Documentation

util.lists.range

Generates a list of decimal values in a range from start (inclusive) up to stop (exclusive) in increments of step. This is similar to Python's built-in range, but the returned values are stored as sneq decimals.

def range(
  start: dec, int, or None = None,
  stop: dec, int, or None = None,
  step: dec, int, or None = None,
) -> list
  • start: The starting value (default 0 if stop is given and start is omitted).
  • stop: The stopping value (exclusive).
  • step: The increment (default 1 if omitted).

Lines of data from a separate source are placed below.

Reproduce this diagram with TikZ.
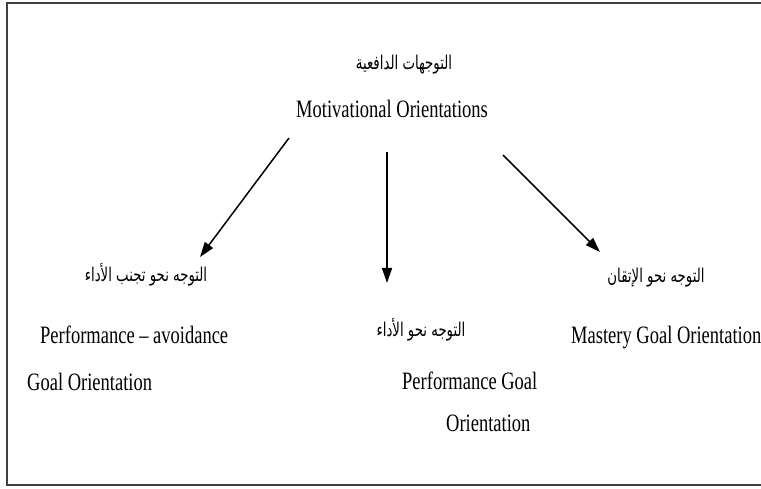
\documentclass[tikz,border=0pt]{standalone}
\usepackage{fontspec}
\setmainfont{Liberation Serif}[FakeStretch=0.74]
\newfontfamily\arabicfont[Script=Arabic,FakeStretch=0.7]{DejaVu Sans}
\TeXXeTstate=1
\usetikzlibrary{arrows.meta}

\begin{document}
\begin{tikzpicture}[x=1pt,y=-1pt,
  lat/.style={font=\fontsize{25}{29}\selectfont, inner sep=0pt, anchor=base west},
  arb/.style={font=\arabicfont\fontsize{19}{22}\selectfont, inner sep=0pt, anchor=base},
  link/.style={line width=1.5pt, -{Triangle[length=15pt,width=10pt]}}]
\useasboundingbox (0,0) rectangle (761,489);
% outer frame (runs past the right edge)
\draw[line width=2pt, black!75] (7,3) rectangle (790,485);

% root
\node[arb] (rootar) at (404,70) {\beginR التوجهات الدافعية\endR};
\node[lat] (root) at (296,118) {Motivational Orientations};

% avoidance branch
\node[arb] (avoidar) at (146,282) {\beginR التوجه نحو تجنب الأداء\endR};
\node[lat] (avoid1) at (40,343) {Performance – avoidance};
\node[lat] (avoid2) at (27,390) {Goal Orientation};

% performance branch
\node[arb] (perfar) at (421,337) {\beginR التوجه نحو الأداء\endR};
\node[lat] (perf1) at (402,389) {Performance Goal};
\node[lat] (perf2) at (446,431) {Orientation};

% mastery branch
\node[arb] (mastar) at (656,283) {\beginR التوجه نحو الإتقان\endR};
\node[lat] (mast) at (571,343) {Mastery Goal Orientation};

% arrow end points
\coordinate (sL) at (289,138);
\coordinate (tL) at (200,257);
\coordinate (sM) at (387,152);
\coordinate (tM) at (387,283);
\coordinate (sR) at (503,155);
\coordinate (tR) at (600,252);

\draw[link] (sL) -- (tL);
\draw[link] (sM) -- (tM);
\draw[link] (sR) -- (tR);
\end{tikzpicture}
\end{document}
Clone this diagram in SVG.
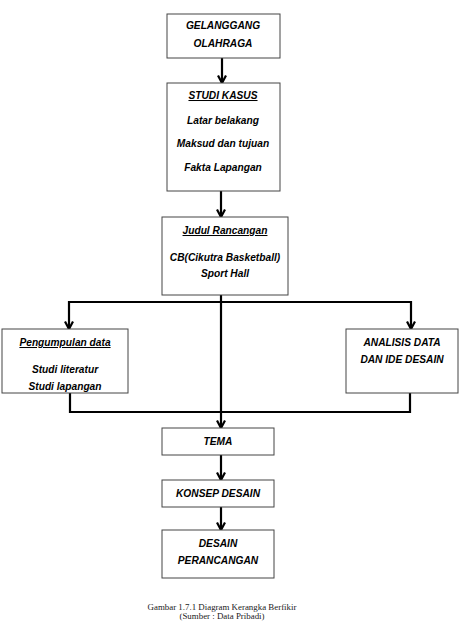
<svg xmlns="http://www.w3.org/2000/svg" width="459" height="628" viewBox="0 0 459 628">
<style>
.box{fill:#fff;stroke:#444;stroke-width:1}
.t{font-family:"Liberation Sans",Arial,sans-serif;font-weight:bold;font-style:italic;font-size:10.2px;fill:#000;text-anchor:middle}
.u{text-decoration:underline}
.c{fill:none;stroke:#000;stroke-width:2.2}
.cap{font-family:"Liberation Serif","Times New Roman",serif;font-size:8.9px;fill:#222;text-anchor:middle}
</style>
<defs>
<marker id="arr" viewBox="0 0 10 10" refX="9" refY="5" markerWidth="10" markerHeight="10" orient="auto" markerUnits="userSpaceOnUse">
<path d="M1.5,1 L9,5 L1.5,9" fill="none" stroke="#000" stroke-width="2.2"/>
</marker>
</defs>
<rect width="459" height="628" fill="#fff"/>
<g id="connectors">
<line class="c" x1="222" y1="58" x2="222" y2="83" marker-end="url(#arr)"/>
<line class="c" x1="221" y1="191" x2="221" y2="217" marker-end="url(#arr)"/>
<line class="c" x1="221" y1="295" x2="221" y2="428" marker-end="url(#arr)"/>
<polyline class="c" points="69,302 411,302 411,329" marker-end="url(#arr)"/>
<line class="c" x1="69" y1="301" x2="69" y2="329" marker-end="url(#arr)"/>
<polyline class="c" points="70,393 70,412 410,412 410,393"/>
<line class="c" x1="221" y1="455" x2="221" y2="480" marker-end="url(#arr)"/>
<line class="c" x1="221" y1="507" x2="221" y2="530" marker-end="url(#arr)"/>
</g>
<g id="n1"><rect class="box" x="167" y="14" width="113" height="44"/>
<text class="t" x="223" y="29">GELANGGANG</text><text class="t" x="223" y="47">OLAHRAGA</text></g>
<g id="n2"><rect class="box" x="167" y="83" width="113" height="108"/>
<text class="t u" x="223" y="99">STUDI KASUS</text>
<text class="t" x="223" y="124">Latar belakang</text>
<text class="t" x="223" y="147">Maksud dan tujuan</text>
<text class="t" x="223" y="171">Fakta Lapangan</text></g>
<g id="n3"><rect class="box" x="162" y="217" width="126" height="78"/>
<text class="t u" x="225" y="234">Judul Rancangan</text>
<text class="t" x="225" y="261">CB(Cikutra Basketball)</text>
<text class="t" x="225" y="277">Sport Hall</text></g>
<g id="n4"><rect class="box" x="2" y="329" width="126" height="64"/>
<text class="t u" x="65" y="346">Pengumpulan data</text>
<text class="t" x="65" y="373">Studi literatur</text>
<text class="t" x="65" y="390">Studi lapangan</text></g>
<g id="n5"><rect class="box" x="346" y="329" width="112" height="64"/>
<text class="t" x="402" y="346">ANALISIS DATA</text>
<text class="t" x="402" y="363">DAN IDE DESAIN</text></g>
<g id="n6"><rect class="box" x="162" y="428" width="112" height="27"/>
<text class="t" x="218" y="445">TEMA</text></g>
<g id="n7"><rect class="box" x="162" y="480" width="112" height="27"/>
<text class="t" x="218" y="497">KONSEP DESAIN</text></g>
<g id="n8"><rect class="box" x="162" y="530" width="112" height="48"/>
<text class="t" x="218" y="547">DESAIN</text>
<text class="t" x="218" y="564">PERANCANGAN</text></g>
<g id="caption">
<text class="cap" x="222" y="610">Gambar 1.7.1 Diagram Kerangka Berfikir</text>
<text class="cap" x="222" y="619">(Sumber : Data Pribadi)</text>
</g>
</svg>
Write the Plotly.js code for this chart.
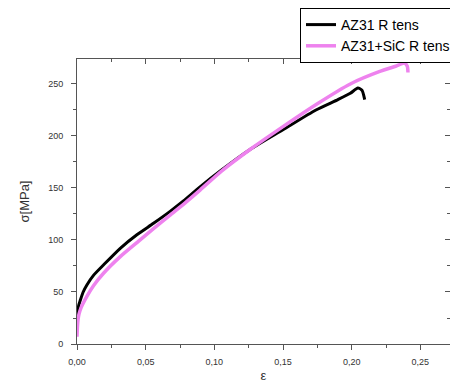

Cannot be 0.

Behavior:

  • If only stop is provided (and start is None), the sequence is [0, 1, 2, ..., stop - 1].
  • If start and stop are provided but step is not, the step defaults to 1.
  • If start, stop, and step are all provided, it uses the standard (start, stop, step) iteration.
  • If stop is None (or not provided), an empty list is returned.

Example:

# range(stop=5) -> [0, 1, 2, 3, 4]
nums = util.lists.range(stop=5)

# range(start=2, stop=5) -> [2, 3, 4]
nums = util.lists.range(start=2, stop=5)

# range(start=0, stop=10, step=2) -> [0, 2, 4, 6, 8]
nums = util.lists.range(start=0, stop=10, step=2)

# If none of (start, stop, step) are provided, returns [].